In four wars we have established our fame as a martial race. No nation now questions that, or will ever again recklessly lay hand on us. But we have won laurels in peace not less glorious than those we have won in war, by our brilliant efforts in mitigating the evils of war, by setting the example to the world, from the days of Washington, of guarding the rights and discharging the duties of neutrals, and by seeking, through Marcy, forty years ago, to abolish privateering and to exempt private property from seizure on the sea. We have become fairly entitled to be known as the nation of arbitrators by the fact that, either as one of the principals or as an umpire, we have had part in nearly a hundred arbitrations. Two of them, that at Geneva to settle the Alabama claims and that at Paris to adjust the Bering Sea question, were perhaps the most important in history. Not one of our arbitrations has failed to stand, except when it was unsatisfactory to both parties.

May we not at this peace jubilee, even though the smoke of victorious battle has hardly drifted away from the shores and waters of Porto Rico, Cuba, and Manila, pledge ourselves anew to be true to the spirit of our history, and mingle with our shouts of triumph our fresh declaration for arbitration, whenever possible, as the means of averting war and of settling most international difficulties which do not yield to negotiation?

II.

PROVINCE OF ARBITRATION

THERE are indeed some questions which cannot be submitted by a nation to arbitration. But there are many, like questions of disputed boundary, interpretation of treaties, claims for damages, etc., which can be settled by arbiters-questions which, arising in time of popular excitement, like that on the Venezuelan question, might easily involve a nation in war. Arbitration gains us time for the sober second thought.

As in every civilized society courts have been established as the protectors of human rights in the place of brute violence, so let nations, wherever it is feasible, compose their serious differences like rational beings, by appeal to a just and dignified tribunal, whose findings will command the respect of mankind. While our ancient friend, the Czar of all the Russias, is seeking to relieve Europe of the intolerable burden which the immense standing armies have laid upon her, and is appealing to nations to cultivate the spirit of peace, let us send back an answering note across the sea, assuring him that we hail with joy every advance toward a rational and peaceful method of settling national controversies and the substitution, wherever possible, of

appeal to international tribunals, rather than to the dread arbitrament of war.
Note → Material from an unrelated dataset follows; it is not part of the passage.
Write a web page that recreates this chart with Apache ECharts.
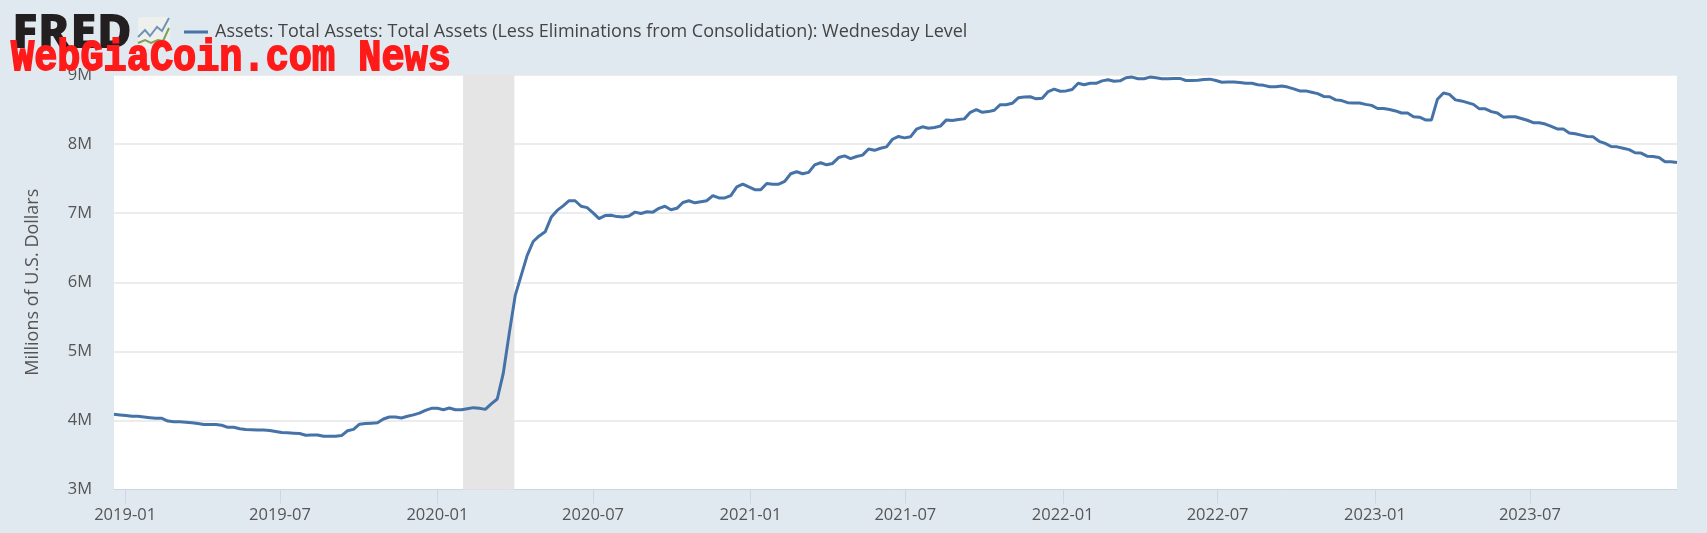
<!DOCTYPE html>
<html>
<head>
<meta charset="utf-8">
<style>html,body{margin:0;padding:0;background:#e1e9f0}#c{width:1707px;height:533px}</style>
<script src="https://cdn.jsdelivr.net/npm/echarts@6/dist/echarts.min.js"></script>
</head>
<body>
<div id="c"></div>
<script>
const seriesName = 'Assets: Total Assets: Total Assets (Less Eliminations from Consolidation): Wednesday Level';
const firstWeek = '2018-12-19';
// Weekly level, millions of U.S. dollars expressed in M
const values2019 = [4.09,4.08,4.07,4.06,4.06,4.05,4.04,4.03,4.03,3.99,3.98,3.98,3.975,3.965,3.955,3.94,3.94,3.94,3.93,3.90,3.90,3.88,3.87,3.865,3.86,3.86,3.855,3.84,3.825,3.82,3.815,3.81,3.785,3.79,3.79,3.77,3.77,3.77,3.78,3.85,3.87,3.945,3.955,3.96,3.965,4.02,4.05,4.05,4.035,4.06,4.08,4.105,4.145,4.175,4.175];
const values2020 = [4.155,4.18,4.155,4.155,4.17,4.185,4.175,4.16,4.24,4.31,4.68,5.26,5.81,6.10,6.39,6.59,6.67,6.73,6.94,7.04,7.105,7.18,7.18,7.10,7.08,7.005,6.92,6.965,6.97,6.95,6.945,6.96,7.015,6.995,7.02,7.015,7.07,7.10,7.05,7.07,7.155,7.18,7.15,7.165,7.18,7.255,7.22,7.22,7.255,7.38,7.42,7.38,7.34];
const values2021 = [7.34,7.43,7.42,7.42,7.46,7.57,7.60,7.57,7.59,7.70,7.73,7.70,7.72,7.805,7.83,7.79,7.82,7.84,7.93,7.91,7.94,7.96,8.07,8.11,8.09,8.105,8.215,8.25,8.23,8.24,8.26,8.35,8.34,8.355,8.365,8.46,8.50,8.46,8.47,8.49,8.57,8.57,8.59,8.67,8.68,8.685,8.655,8.665,8.76,8.795,8.765,8.77];
const values2022 = [8.79,8.88,8.86,8.88,8.88,8.915,8.93,8.91,8.915,8.96,8.97,8.945,8.945,8.97,8.96,8.945,8.945,8.95,8.95,8.92,8.92,8.925,8.935,8.94,8.92,8.895,8.90,8.90,8.89,8.88,8.88,8.86,8.85,8.83,8.83,8.84,8.825,8.80,8.77,8.77,8.75,8.73,8.69,8.685,8.64,8.63,8.60,8.595,8.595,8.575,8.56,8.515];
const values2023 = [8.515,8.50,8.48,8.45,8.45,8.395,8.39,8.35,8.35,8.65,8.74,8.72,8.64,8.625,8.60,8.575,8.51,8.51,8.47,8.45,8.39,8.395,8.395,8.37,8.345,8.31,8.31,8.29,8.255,8.22,8.22,8.16,8.15,8.13,8.11,8.105,8.04,8.01,7.965,7.96,7.94,7.92,7.875,7.87,7.825,7.82,7.805,7.745,7.745,7.735];
const levels = [...values2019, ...values2020, ...values2021, ...values2022, ...values2023];
const axisStart = '2018-12-19';
const axisEnd = '2023-12-20';
const recession = ['2020-01-31', '2020-03-31'];
const xTicks = ['2019-01-01','2019-07-01','2020-01-01','2020-07-01','2021-01-01','2021-07-01','2022-01-01','2022-07-01','2023-01-01','2023-07-01'];
const yTicks = [3,4,5,6,7,8,9];

const ts = s => +new Date(s + 'T00:00:00');
const points = levels.map((v, i) => {
  const d = new Date(ts(firstWeek));
  d.setDate(d.getDate() + 7 * i);
  return [+d, v];
});
const fmtMonth = v => { const d = new Date(v); return d.getFullYear() + '-' + String(d.getMonth() + 1).padStart(2, '0'); };
const FONT = '"Open Sans", sans-serif';

const chart = echarts.init(document.getElementById('c'), null, {renderer: 'canvas'});
chart.setOption({
  animation: false,
  backgroundColor: '#e1e9f0',
  textStyle: {fontFamily: FONT},
  grid: {left: 114, right: 30, top: 75, bottom: 43.5, show: true, backgroundColor: '#ffffff', borderWidth: 0, containLabel: false},
  legend: {
    show: true, left: 179, top: 18, itemWidth: 24, itemHeight: 3, icon: 'rect',
    data: [seriesName],
    textStyle: {fontFamily: FONT, fontSize: 18, color: '#444444', padding: [0, 0, 0, 2]}
  },
  xAxis: {
    type: 'value', min: ts(axisStart), max: ts(axisEnd), scale: true,
    axisLine: {show: true, onZero: false, lineStyle: {color: '#ccd6eb', width: 1}},
    axisTick: {show: true, length: 14, customValues: xTicks.map(ts), lineStyle: {color: '#ccd6eb', width: 1}},
    axisLabel: {show: true, customValues: xTicks.map(ts), formatter: fmtMonth, color: '#555555', fontFamily: FONT, fontSize: 16.5, margin: 17, hideOverlap: false, showMinLabel: true, showMaxLabel: true},
    splitLine: {show: false}, minorTick: {show: false}
  },
  yAxis: {
    type: 'value', min: yTicks[0], max: yTicks[yTicks.length - 1], interval: 1,
    name: 'Millions of U.S. Dollars', nameLocation: 'middle', nameGap: 72, nameRotate: 90,
    nameTextStyle: {color: '#555555', fontFamily: FONT, fontSize: 18},
    axisLine: {show: false}, axisTick: {show: false},
    axisLabel: {formatter: v => v + 'M', color: '#555555', fontFamily: FONT, fontSize: 16.5, margin: 22},
    splitLine: {show: true, lineStyle: {color: '#e6e6e6', width: 1.5}}
  },
  series: [{
    name: seriesName, type: 'line', data: points, showSymbol: false, symbol: 'none', smooth: false,
    itemStyle: {color: '#4572a7'}, lineStyle: {color: '#4572a7', width: 3},
    markArea: {silent: true, itemStyle: {color: '#e5e5e5', opacity: 1}, label: {show: false},
      data: [[{xAxis: ts(recession[0])}, {xAxis: ts(recession[1])}]]},
    z: 5
  }],
  graphic: [
    {type: 'text', left: 12, top: 10, z: 20, style: {text: 'FRED', fontFamily: '"Noto Sans", sans-serif', fontWeight: 900, fontSize: 48, fill: '#231f20'}},
    {type: 'rect', z: 20, shape: {x: 138, y: 17, width: 32, height: 32, r: 3}, style: {fill: '#eef0ee'}},
    {type: 'polyline', z: 21, shape: {points: [[138,37],[145,30],[150,36],[157,27],[162,31],[169,18]]}, style: {stroke: '#6f94b8', lineWidth: 2, fill: null}},
    {type: 'polyline', z: 21, shape: {points: [[138,43],[145,40],[151,43],[158,40],[163,41],[169,28]]}, style: {stroke: '#7fa05a', lineWidth: 2, fill: null}},
    {type: 'text', z: 30, x: 11, y: 36, scaleY: 1.17, style: {text: 'WebGiaCoin.com News', fontFamily: '"Liberation Mono", monospace', fontWeight: 'bold', fontSize: 38.6, fill: '#ff1a1a', stroke: '#ff1a1a', lineWidth: 1.5}}
  ]
});
</script>
</body>
</html>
We cherish no idle dreams of escaping war altogether. This war has suddenly led us to the brink of a new and untried career. Our insular possessions may bring us glories and rewards, but also some perilous possibilities. Our points of frictional contact with other nations are multiplied. We need not be unduly alarmed. There are disasters worse than war. And if armed conflict comes we need fear no lack of Mileses and Shafters and Wheelers and Roosevelts on the land and Deweys and Sampsons and Schleys and Philips and Evanses and Clarks on the sea, who will keep unsullied our bright escutcheon. But not one of our gallant heroes, I am sure, would plunge us into a war which might be honorably avoided. It is not the old sailor who speaks flippantly of the dangers of the storm at sea. It is not the veteran soldier who speaks lightly of the horrors of war. Just because we are strong, and we know we are strong, and all nations know we are strong, we can refrain from a defiant and aggressive air.

We shall stand ever ready to defend our rights, if need be, by our might. But as America long ago, under the guidance of Washington, Jefferson, and Hamilton, earned the gratitude of continental Europe for her championship of the rights of neutral nations, may she now, while the welkin is ringing with shouts for her martial victories, have the higher glory of leading, with sane and deliberate judgment, the procession of nations to the substitution, as far as possible, of the juridical for the military settlement of international controversies. When the happy decision is reached, then may not only this proud city, but this whole nation, and all the nations of the world, celebrate the jubilee of peace.